Людей и техники в нашей армии после боёв от самой границы осталось мало. Контрудар немцев был жесток. Когда вышли с передовой, в строю осталось 47 человек из примерно 400 двигавшихся от границы. Потом были переформирование и переброска на юг от Кёнигсберга, бои в районе Мамоново, на территории Польши. После немецкого котла на Бальге начали готовиться к штурму Кёнигсберга в районе Голубево — Ласкино.
Виктор Ульянов
В составе штурмовой группы путь от молокозавода до входа в парк им. Калинина отец прошёл — вернее, прополз — за трое суток. Он не говорил о подвигах и героизме, зато смеясь рассказывал, как первый раз в жизни поспал на перине в подвале здания военкомата Балтрайона и там же, во дворе, покатался на велосипеде, тоже впервые. А вокруг гремело. На вопрос: "А если бы снаряд залетел?" — ответил: "Они везде летали".

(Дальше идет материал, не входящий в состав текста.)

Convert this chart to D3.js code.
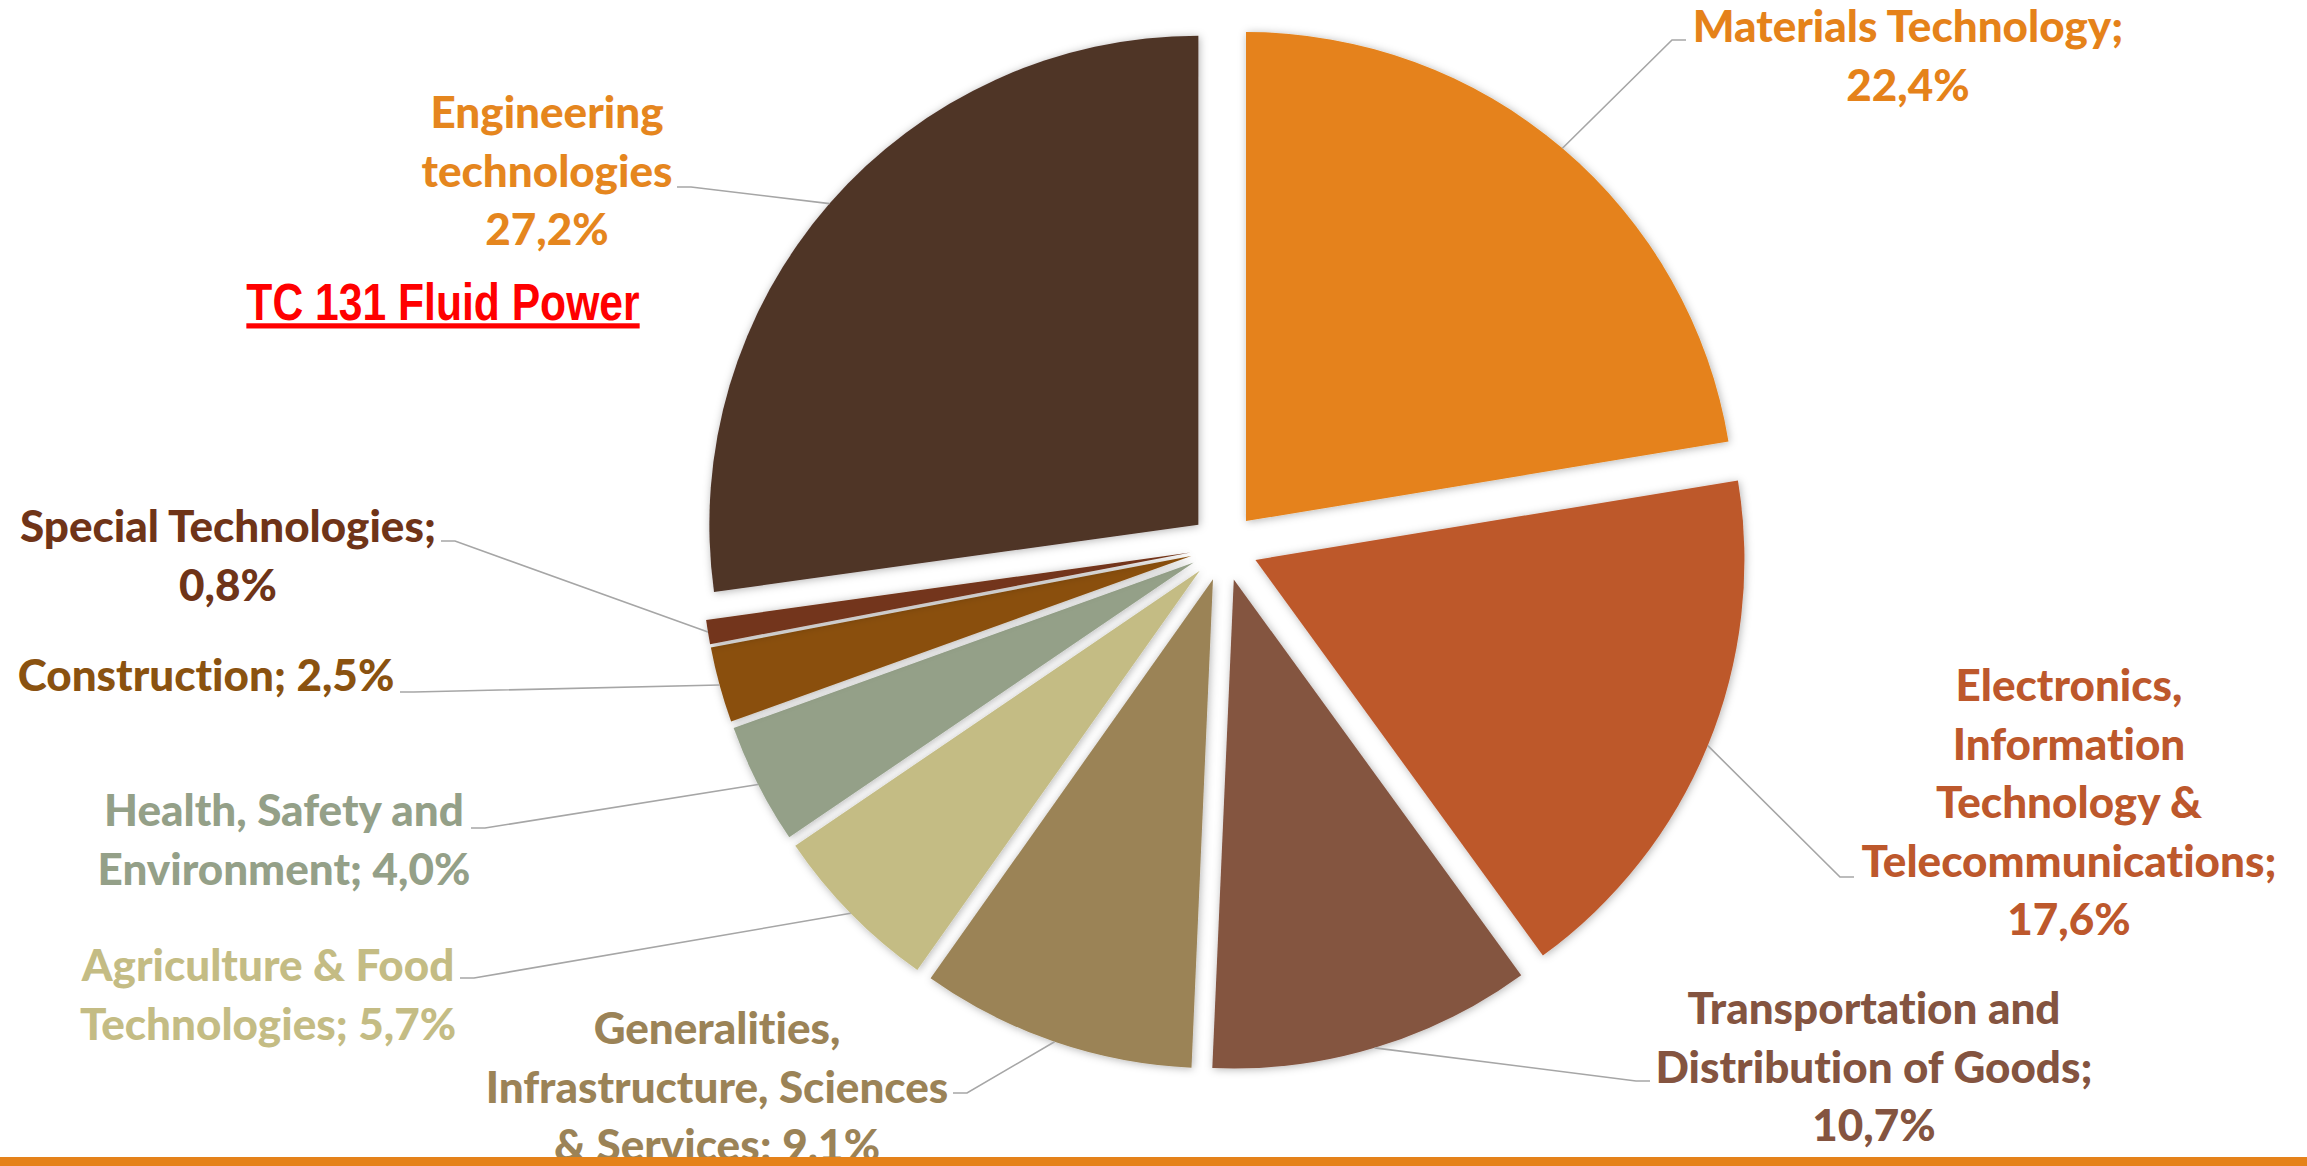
<!DOCTYPE html>
<html>
<head>
<meta charset="utf-8">
<script src="https://cdn.jsdelivr.net/npm/d3@7"></script>
<style>
	body { margin: 0; background: #fff; overflow: hidden; }
	.label { font-family: Lato, "Open Sans", sans-serif; font-weight: 900; font-size: 44px; text-anchor: middle;
		font-variant-ligatures: none; font-feature-settings: "liga" 0, "dlig" 0; }
	.note { font-family: "Liberation Sans", Arial, sans-serif; font-weight: 700; font-size: 52px; }
</style>
</head>
<body>
<div id="chart"></div>
<script>
// shares of standards per sector (%), clockwise from 12 o'clock
const categories = ["Materials Technology", "Electronics, Information Technology & Telecommunications",
	"Transportation and Distribution of Goods", "Generalities, Infrastructure, Sciences & Services",
	"Agriculture & Food Technologies", "Health, Safety and Environment", "Construction",
	"Special Technologies", "Engineering technologies"];
const shares = [22.4, 17.6, 10.7, 9.1, 5.7, 4.0, 2.5, 0.8, 27.2];
const sliceColors = ["#e5821a", "#bd582c", "#845440", "#9b8357", "#c4bc84", "#94a088", "#8a500e", "#73351a", "#4f3428"];
const labelColors = ["#e5821a", "#bd582c", "#845440", "#9b8357", "#c4bc84", "#94a088", "#8a5210", "#6f3418", "#e5861e"];
// label text, {p} gets the share
const labelLines = [
	["Materials Technology;", "{p}"],
	["Electronics,", "Information", "Technology &", "Telecommunications;", "{p}"],
	["Transportation and", "Distribution of Goods;", "{p}"],
	["Generalities,", "Infrastructure, Sciences", "& Services; {p}"],
	["Agriculture & Food", "Technologies; {p}"],
	["Health, Safety and", "Environment; {p}"],
	["Construction; {p}"],
	["Special Technologies;", "{p}"],
	["Engineering", "technologies", "{p}"]
];
const noteText = "TC 131 Fluid Power";

// label placement: centre x, first baseline, leader end point, elbow side
const labelLayout = [
	{x: 1908, y: 42,   end: [1686, 40],   side: -1},
	{x: 2069, y: 701,  end: [1854, 877],  side: -1},
	{x: 1874, y: 1024, end: [1650, 1081], side: -1},
	{x: 717,  y: 1044, end: [953, 1093],  side: 1},
	{x: 268,  y: 981,  end: [460, 978],   side: 1},
	{x: 284,  y: 826,  end: [471, 828],   side: 1},
	{x: 206,  y: 691,  end: [400, 692],   side: 1},
	{x: 228,  y: 542,  end: [441, 541],   side: 1},
	{x: 547,  y: 128,  end: [677, 187],   side: 1}
];

var width = 2307, height = 1166;
var cx = 1224, cy = 547, radius = 489, explode = 34, lineGap = 58.5;

var fmt = function(v) { return d3.format(".1f")(v).replace(".", ",") + "%"; };

var data = categories.map(function(c, i) { return {name: c, value: shares[i], i: i}; });

var svg = d3.select("#chart")
	.append("svg")
	.attr("width", width)
	.attr("height", height);

var defs = svg.append("defs");
var shadow = defs.append("filter")
	.attr("id", "shadow")
	.attr("x", "-10%").attr("y", "-10%")
	.attr("width", "120%").attr("height", "120%");
shadow.append("feDropShadow")
	.attr("dx", 1).attr("dy", 1)
	.attr("stdDeviation", 4)
	.attr("flood-color", "#000")
	.attr("flood-opacity", 0.3);

var pie = d3.pie().sort(null).value(function(d) { return d.value; });
var arc = d3.arc().innerRadius(0).outerRadius(radius);
var rim = d3.arc().innerRadius(radius).outerRadius(radius);
var arcs = pie(data);

function offset(d) {
	var mid = (d.startAngle + d.endAngle) / 2;
	return [explode * Math.sin(mid), -explode * Math.cos(mid)];
}

var g = svg.append("g")
	.attr("transform", "translate(" + cx + "," + cy + ")");

// slices
g.selectAll(".slice")
	.data(arcs)
	.enter()
	.append("path")
		.attr("class", "slice")
		.attr("transform", function(d) { return "translate(" + offset(d) + ")"; })
		.attr("d", arc)
		.style("fill", function(d) { return sliceColors[d.data.i]; })
		.attr("filter", "url(#shadow)");

// leader lines
svg.selectAll(".leader")
	.data(arcs)
	.enter()
	.append("polyline")
		.attr("class", "leader")
		.attr("points", function(d) {
			var o = offset(d), c = rim.centroid(d);
			var L = labelLayout[d.data.i];
			var start = [cx + o[0] + c[0], cy + o[1] + c[1]];
			var elbow = [L.end[0] + L.side * 14, L.end[1]];
			return [start, elbow, L.end].map(function(p) { return p.join(","); }).join(" ");
		})
		.style("fill", "none")
		.style("stroke", "#a6a6a6")
		.style("stroke-width", 1.6);

// labels
var labels = svg.selectAll(".label")
	.data(data)
	.enter()
	.append("text")
		.attr("class", "label")
		.style("fill", function(d) { return labelColors[d.i]; });

labels.selectAll("tspan")
	.data(function(d) {
		return labelLines[d.i].map(function(s, k) {
			return {text: s.replace("{p}", fmt(d.value)), k: k, L: labelLayout[d.i]};
		});
	})
	.enter()
	.append("tspan")
		.attr("x", function(t) { return t.L.x; })
		.attr("y", function(t) { return t.L.y + t.k * lineGap; })
		.text(function(t) { return t.text; });

// red underlined note (narrow bold face)
svg.append("text")
	.attr("class", "note")
	.attr("transform", "translate(443,320) scale(0.82,1)")
	.style("text-anchor", "middle")
	.style("fill", "#ff0000")
	.style("text-decoration", "underline")
	.text(noteText);

// orange band at the bottom
svg.append("rect")
	.attr("x", 0)
	.attr("y", 1157)
	.attr("width", width)
	.attr("height", 9)
	.style("fill", "#e5821a");
</script>
</body>
</html>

Потом был путь от ул. Тихорецкой через болото и станцию Сортировочную к двухъярусному мосту. Другие штурмовые группы уже взяли вокзал, но когда он остался позади, там снова начался бой.
Рванули к мосту — а там не давал поднять головы пулемёт, который бил с вышки у насыпи, она и сейчас стоит. Разведчики уничтожили пулемётчика и сказали, что он был прикован цепью то ли к пулемёту, то ли к стене.
Двухъярусный мост был взорван, его фермы уходили под воду. В узком месте разведчики набросали досок. Огонь был шквальный. Многие уходили под воду молча, многие просили о помощи. На правом берегу взяли здание холодильника. Он сейчас цел, там торгуют мясом. Разрешили отдохнуть, поспать. Только уснули — всех растолкали сапёры: здание заминировано. Некоторые отказывались выходить, не было сил. Сапёры сработали за 15 минут до взрыва, показали большие часы в здании, которые и служили миной замедленного действия.
Снова приказ. Все бегут к оврагу у нынешней детской областной больницы и по нему — к нынешнему парку Калинина, навстречу армии, наступающей с севера. Из оврага было не высунуться, в него тоже попадало. Когда добрались до входа в парк, стрельба стала стихать, пришёл приказ прекратить огонь.
Отец говорил, что не понимает, как остался жив в этом аду. Может, был приказ беречь корректировщика, может, ещё что-то.
Потом было наступление на Балтийск, лёгкое ранение под Мечниково. Осколки мины выходили несколько лет. Последний растворился в плече в 80-х годах.
Отец говорил, что в одной из контратак немцев участвовали женщины в чёрной форме. Пьяные, они шли, не прячась, ничего не боясь. Многие наши побежали.
Закончили войну на Балтийской косе минута в минуту. Из-за разницы во времени немцы били ещё два часа. Были потери.
Отец был на передовой, я ему верю. Всё это знают мои два сына и племянники. Будут знать и внуки.